- Born: 1922 Lyallpur (present-day Faisalabad), Pakistan
- Died: 31 October 1997 Islamabad, Pakistan
- Education: Kinnaird College for Women University, Lahore, Pakistan Saint Martin's School of Art, London, UK École des Beaux-Arts, Paris, France
- Occupation: Painter Artist
- Years active: 1946–1996
- Known for: Modernist Painting Director of Contemporary Art Gallery, Rawalpindi (1961–1977)
- Awards: Pride of Performance Award in 1965 by the President of Pakistan

= Zubeida Agha =

Modern Pakistani artist

Zubeida Agha (1922–1997) was among the first Pakistani Modern Artists. After the creation of Pakistan in 1947, she was the first artist to hold an exhibition of her paintings.

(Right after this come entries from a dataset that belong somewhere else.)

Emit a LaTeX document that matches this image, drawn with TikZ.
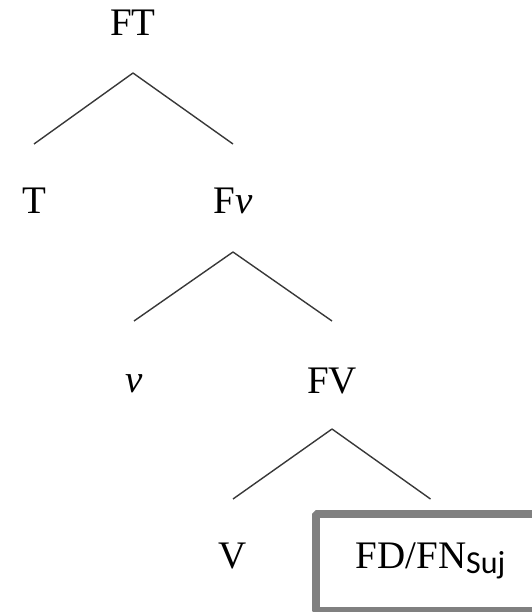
\documentclass[tikz,border=0pt]{standalone}
\usepackage{fontspec}
\setmainfont{Liberation Serif}
\newfontfamily\subfont{Carlito}
\usepackage{tikz}
\definecolor{edgecol}{rgb}{0.22,0.22,0.22}
\definecolor{boxcol}{rgb}{0.5,0.5,0.5}
\tikzset{
  catnode/.style={anchor=base,inner sep=0pt,text height=26bp,text depth=0bp,
    font=\fontsize{39bp}{44bp}\selectfont},
  subjbox/.style={catnode,draw=boxcol,line width=8bp,minimum width=230bp,
    minimum height=97bp,text depth=15bp},
  treeline/.style={draw=edgecol,line width=1.4bp},
}
\newcommand{\nuit}{\textit{ν}}
\newcommand{\sujsub}[1]{\raisebox{-5bp}{\subfont\fontsize{32bp}{32bp}\selectfont #1}}

\begin{document}
\begin{tikzpicture}[x=1bp,y=-1bp,line join=bevel]
  \useasboundingbox (0,0) rectangle (532,612);
%%
  % Node: FT
  \node[catnode] (FT) at (133,36) {FT};
  % Node: T
  \node[catnode] (T) at (34,213) {T};
  % Node: Fv
  \node[catnode] (Fv) at (233,213) {F\nuit};
  % Node: v
  \node[catnode] (v) at (134,392) {\nuit};
  % Node: FV
  \node[catnode] (FV) at (332,393) {FV};
  % Node: V
  \node[catnode] (V) at (233,568) {V};
  % Node: FD/FN (boxed)
  \node[subjbox] (FD) at (430.5,568) {FD/FN\sujsub{Suj}};
%%
  % Edge: FT -> T
  \draw[treeline] ([yshift=-37bp]FT.base) -- ([yshift=69bp]T.base);
  % Edge: FT -> Fv
  \draw[treeline] ([yshift=-37bp]FT.base) -- ([yshift=69bp]Fv.base);
  % Edge: Fv -> v
  \draw[treeline] ([yshift=-39bp]Fv.base) -- ([yshift=71bp]v.base);
  % Edge: Fv -> FV
  \draw[treeline] ([yshift=-39bp]Fv.base) -- ([yshift=72bp]FV.base);
  % Edge: FV -> V
  \draw[treeline] ([yshift=-36bp]FV.base) -- ([yshift=69bp]V.base);
  % Edge: FV -> FD
  \draw[treeline] ([yshift=-36bp]FV.base) -- ([yshift=69bp]FD.base);
%
\end{tikzpicture}
\end{document}
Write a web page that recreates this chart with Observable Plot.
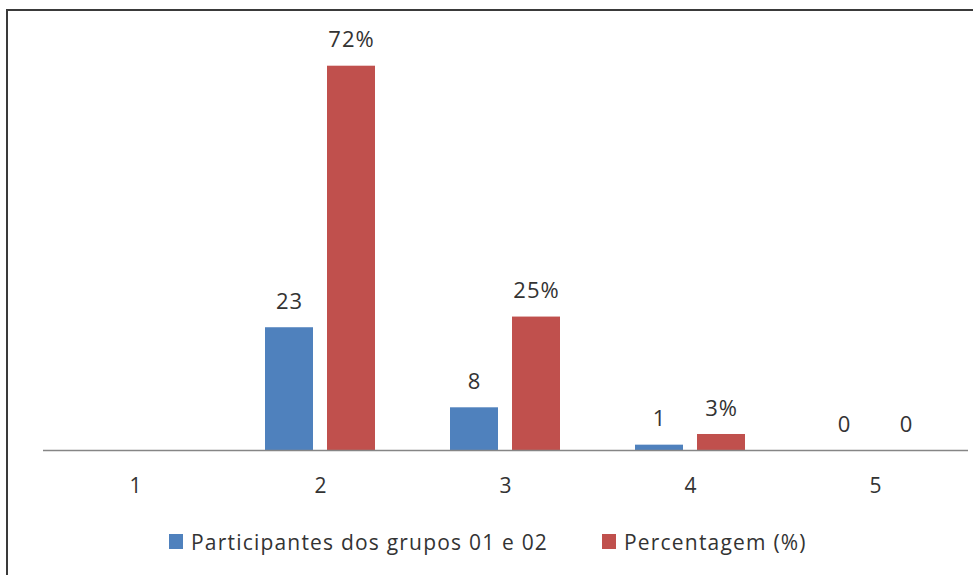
<!DOCTYPE html>
<html>
<head>
<meta charset="utf-8">
<script src="https://cdn.jsdelivr.net/npm/d3@7"></script>
<script src="https://cdn.jsdelivr.net/npm/@observablehq/plot@0.6"></script>
<style>
  html, body { margin: 0; padding: 0; background: #fff; width: 973px; height: 575px; overflow: hidden; }
  #frame { position: absolute; left: 6px; top: 9px; width: 1000px; height: 600px; border: 2px solid #3a3a3a; box-sizing: border-box; }
  #chart { position: absolute; left: 0; top: 0; }
  .leg { position: absolute; top: 528px; height: 27px; display: flex; align-items: center; font-family: "Open Sans", sans-serif; font-size: 21px; letter-spacing: 1.2px; color: #333; white-space: nowrap; }
  .sw { width: 14px; height: 15px; margin-right: 8px; }
</style>
</head>
<body>
<div id="frame"></div>
<div id="chart"></div>
<div class="leg" style="left:169px"><span class="sw" style="background:#4F81BD"></span><span id="l1"></span></div>
<div class="leg" style="left:602px"><span class="sw" style="background:#C0504D"></span><span id="l2"></span></div>
<script>
const categories = [1, 2, 3, 4, 5];
const participantes = [null, 23, 8, 1, 0];
const percentagem = [null, 72, 25, 3, 0];
const seriesNames = ["Participantes dos grupos 01 e 02", "Percentagem (%)"];
const colors = ["#4F81BD", "#C0504D"];

const data = [];
categories.forEach((c, i) => {
  if (participantes[i] != null) data.push({cat: c, series: seriesNames[0], value: participantes[i], label: String(participantes[i])});
  if (percentagem[i] != null) data.push({cat: c, series: seriesNames[1], value: percentagem[i], label: percentagem[i] === 0 ? "0" : percentagem[i] + "%"});
});

document.getElementById("l1").textContent = seriesNames[0];
document.getElementById("l2").textContent = seriesNames[1];

const chart = Plot.plot({
  width: 973,
  height: 510,
  marginLeft: 42,
  marginRight: 5,
  marginTop: 23,
  marginBottom: 60,
  style: {fontFamily: "Open Sans, sans-serif", fontSize: "21px", color: "#333", background: "transparent", letterSpacing: "1px"},
  fx: {domain: categories, padding: 0, label: null},
  x: {domain: seriesNames, paddingInner: 0.22, paddingOuter: 0.58, axis: null},
  y: {domain: [0, 80], axis: null},
  color: {domain: seriesNames, range: colors},
  marks: [
    Plot.barY(data, {fx: "cat", x: "series", y: "value", fill: "series"}),
    Plot.ruleY(categories, {fx: d => d, y: 0, stroke: "#868686", strokeWidth: 1.5}),
    Plot.text(data, {fx: "cat", x: "series", y: "value", text: "label", dy: -26, fill: "#333", fontSize: 22}),
    Plot.axisFx({anchor: "bottom", tickSize: 0, tickPadding: 28, label: null, fontSize: 21, fill: "#333"})
  ]
});
document.getElementById("chart").appendChild(chart);
</script>
</body>
</html>
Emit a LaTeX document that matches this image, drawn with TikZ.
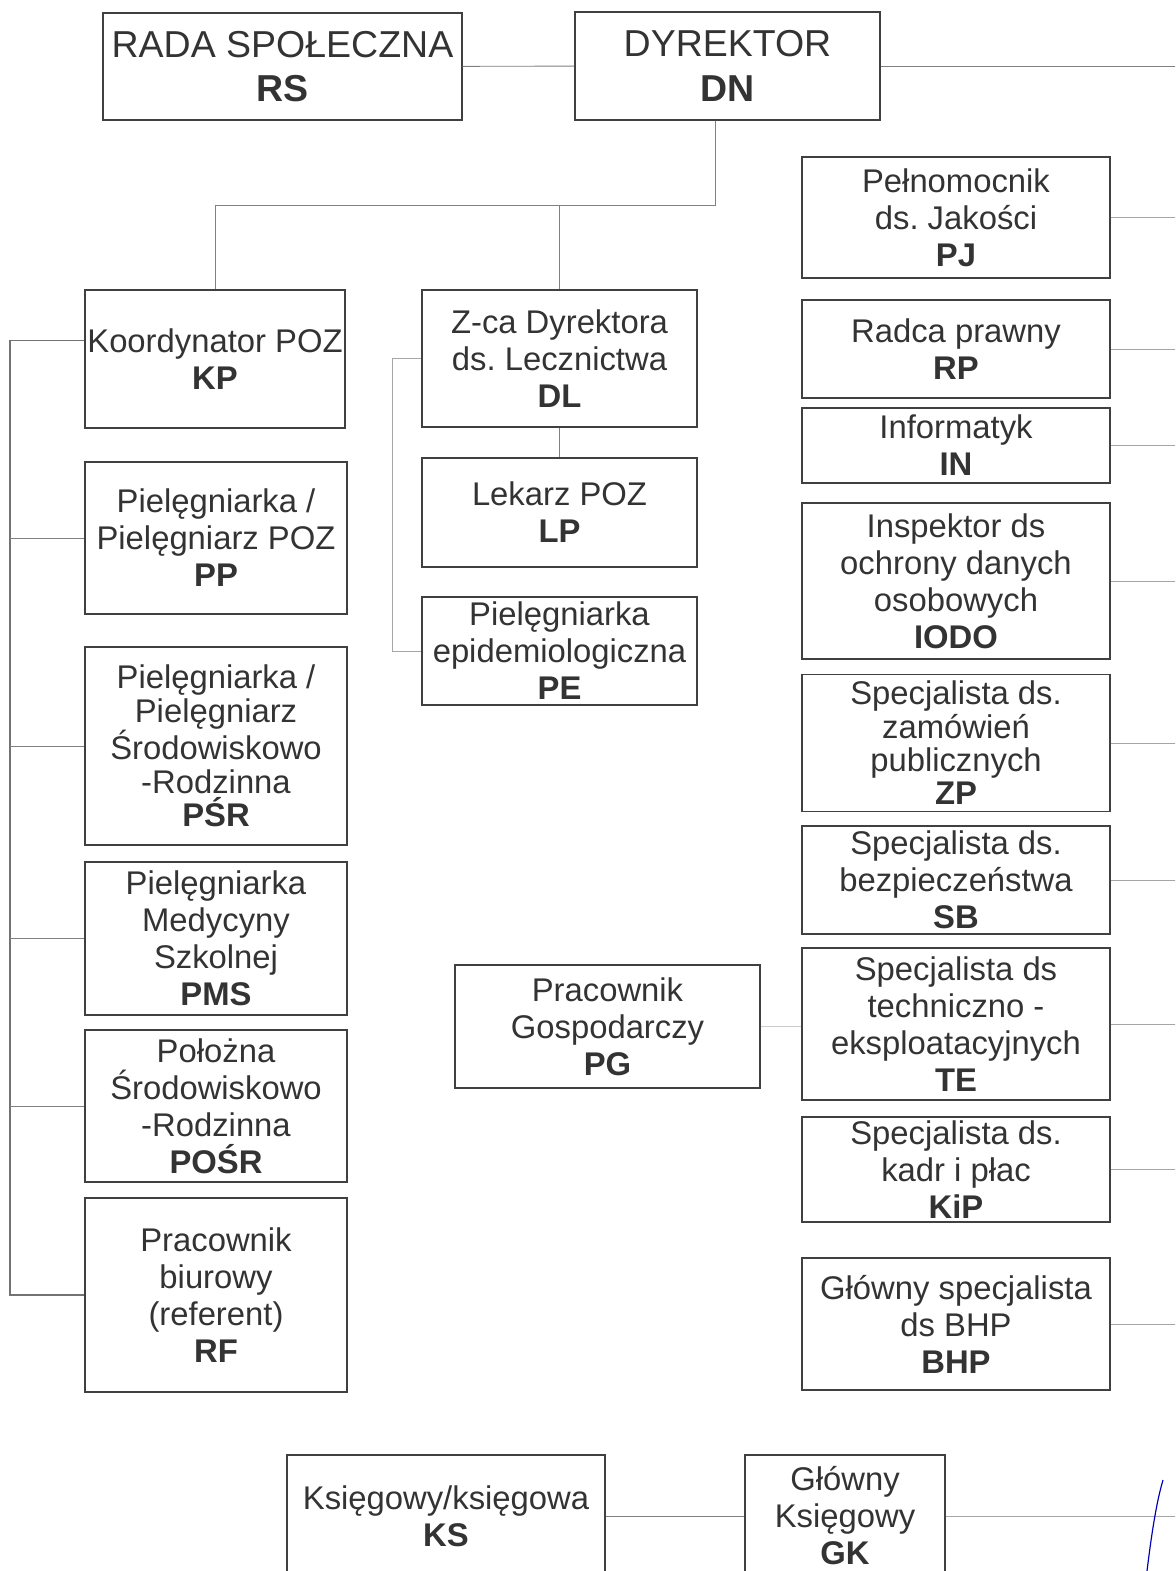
\documentclass[tikz,border=0pt]{standalone}
\usepackage{fontspec}
\setmainfont{Liberation Sans}
\usetikzlibrary{positioning}
\frenchspacing

\tikzstyle{org}=[draw=black!75, line width=0.9pt, align=center, inner sep=0pt,
    text=black!80, font=\fontsize{28}{31.6}\selectfont]
\tikzstyle{toprow}=[font=\fontsize{32}{38}\selectfont]
\tikzstyle{tight}=[font=\fontsize{28}{28.5}\selectfont]
\tikzstyle{link}=[draw=black!50, line width=0.8pt]
\tikzstyle{bus}=[draw=black!55, line width=1.2pt]
\tikzstyle{faint}=[draw=black!35, line width=0.5pt]
\tikzset{wh/.style 2 args={minimum width=#1*0.3mm, minimum height=#2*0.3mm}}
\def\colw{308}

\begin{document}
\begin{tikzpicture}[x=0.3mm, y=-0.3mm]
    \useasboundingbox (0,0) rectangle (1175,1571);
    \clip (0,0) rectangle (1175,1571);

    % top row
    \node (RS) [org, toprow, wh={359}{107}] at (282.5,66.5) {RADA SPOŁECZNA\\\textbf{RS}};
    \node (DN) [org, toprow, wh={305}{108}] at (727.5,66) {DYREKTOR\\\textbf{DN}};

    % right column
    \node (PJ) [org, wh={\colw}{121}] at (956,217.5) {Pełnomocnik\\ds. Jakości\\\textbf{PJ}};
    \node (RP) [org, wh={\colw}{98}] at (956,349) {Radca prawny\\\textbf{RP}};
    \node (IN) [org, wh={\colw}{75}] at (956,445.5) {Informatyk\\\textbf{IN}};
    \node (IODO) [org, wh={\colw}{156}] at (956,581) {Inspektor ds\\ochrony danych\\osobowych\\\textbf{IODO}};
    \node (ZP) [org, tight, wh={\colw}{137}] at (956,743) {Specjalista ds.\\zamówień\\publicznych\\\textbf{ZP}};
    \node (SB) [org, wh={\colw}{108}] at (956,880) {Specjalista ds.\\bezpieczeństwa\\\textbf{SB}};
    \node (TE) [org, wh={\colw}{152}] at (956,1024) {Specjalista ds\\techniczno -\\eksploatacyjnych\\\textbf{TE}};
    \node (KiP) [org, wh={\colw}{105}] at (956,1169.5) {Specjalista ds.\\kadr i płac\\\textbf{KiP}};
    \node (BHP) [org, wh={\colw}{132}] at (956,1324) {Główny specjalista\\ds BHP\\\textbf{BHP}};

    % left column
    \node (KP) [org, wh={260}{138}] at (215,359) {Koordynator POZ\\\textbf{KP}};
    \node (PP) [org, wh={262}{152}] at (216,538) {Pielęgniarka /\\Pielęgniarz POZ\\\textbf{PP}};
    \node (PSR) [org, tight, wh={262}{198}] at (216,746) {Pielęgniarka /\\Pielęgniarz\\Środowiskowo\\-Rodzinna\\\textbf{PŚR}};
    \node (PMS) [org, wh={262}{153}] at (216,938.5) {Pielęgniarka\\Medycyny\\Szkolnej\\\textbf{PMS}};
    \node (POSR) [org, wh={262}{152}] at (216,1106) {Położna\\Środowiskowo\\-Rodzinna\\\textbf{POŚR}};
    \node (RF) [org, wh={262}{194}] at (216,1295) {Pracownik\\biurowy\\(referent)\\\textbf{RF}};

    % middle column
    \node (DL) [org, wh={275}{137}] at (559.5,358.5) {Z-ca Dyrektora\\ds. Lecznictwa\\\textbf{DL}};
    \node (LP) [org, wh={275}{109}] at (559.5,512.5) {Lekarz POZ\\\textbf{LP}};
    \node (PE) [org, wh={275}{108}] at (559.5,651) {Pielęgniarka\\epidemiologiczna\\\textbf{PE}};
    \node (PG) [org, wh={305}{123}] at (607.5,1026.5) {Pracownik\\Gospodarczy\\\textbf{PG}};

    % bottom row
    \node (KS) [org, wh={318}{122}] at (446,1516) {Księgowy/księgowa\\\textbf{KS}};
    \node (GK) [org, wh={200}{122}] at (845,1516) {Główny\\Księgowy\\\textbf{GK}};

    \coordinate (rail) at (1200,0);
    \coordinate (lbus) at (10,0);
    \coordinate (mbus) at (392,0);
    \coordinate (split) at (715,205);

    \draw [link] (RS) -- (DN);
    \draw [link] (DN.east) -- (DN.east -| rail);
    \draw [link] (DN.south -| split) -- (split) -| (KP.north);
    \draw [link] (split) -| (DL.north);
    \draw [link] (DL) -- (LP);
    \draw [faint] (DL.west) -- (DL.west -| mbus) |- (PE.west);

    \foreach \n in {PJ,RP,IN,IODO,ZP,SB,TE,KiP,BHP}
        \draw [faint] (\n.east) -- (\n.east -| rail);

    \draw [bus] (KP.172) -- (KP.172 -| lbus) |- (RF.west);
    \foreach \n in {PP,PSR,PMS,POSR}
        \draw [link] (\n.west) -- (\n.west -| lbus);

    \draw [draw=black!20, line width=0.5pt] (PG.east) -- (PG.east -| TE.west);
    \draw [link] (KS) -- (GK);
    \draw [faint] (GK.east) -- (GK.east -| rail);

    %signature stroke
    \draw [blue!70!black, line width=1pt] (1147,1571) .. controls (1152,1530) and (1157,1500) .. (1163,1480);
\end{tikzpicture}
\end{document}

She helped bring the modern idiom to Pakistan.

==Early life==
Zubeida Agha was born in 1922 in Faisalabad, Punjab, Pakistan. After graduating from Kinnaird College for Women University, Lahore, she worked with painter B. C. Sanyal from 1944 to 1946. At this time, she also became well-acquainted with the works of Picasso. She was also influenced by the works of Mario Perlingeri, an Italian prisoner of war in India at that time. The Society of Fine Arts awarded her first prize for modern painting in 1946. She joined Saint Martin's School of Art, London in 1950, later moving on to Ecole des Beaux Arts, Paris in 1951. In 1961, she was appointed executive director of the Contemporary Art Gallery in Rawalpindi, Pakistan, receiving the President's Pride of Performance award in 1965.

==Career==
Zubeida Agha is considered a premier painter of Pakistan and a pioneer of modern art in the country. In the 1940s, she had the courage and determination to launch a modern style of painting. Her style of art first baffled and later overwhelmed art critics and viewers. Colourist painting is characterized by the use of intense colour. Zubeida Agha was one of the great colourist painters in the history of Pakistani painting. She uses colour not only for itself, but to lend truthfulness and depth of meaning to her images, using her imagination to provoke the viewer into thought. In November 2002, a large exhibit of Zubeida Agha's paintings was held at Shakir Ali Museum, Lahore.

==Postage stamp==
On 14 August 2006, Pakistan Post issued a Rs. 40 sheetlet of stamps to posthumously honour 10 Pakistani painters. Besides Zubeida Agha, the other nine painters were: Laila Shahzada, Askari Mian Irani, Sadequain, Ali Imam, Shakir Ali, Anna Molka Ahmed, Zahoor ul Akhlaq, Ahmed Pervez and Bashir Mirza.

==Legacy==
Zubeida Agha is often called a torch-bearer of modern art in Pakistan. Other times she is also named 'The grande dame of Pakistani art'.

Her work is on permanent display at the National Art Gallery of Pakistan National Council of the Arts in Islamabad, Pakistan. National Art Gallery is displaying some works of Pakistani legends of visual art on permanent basis to serve as inspiration and to educate the coming generations.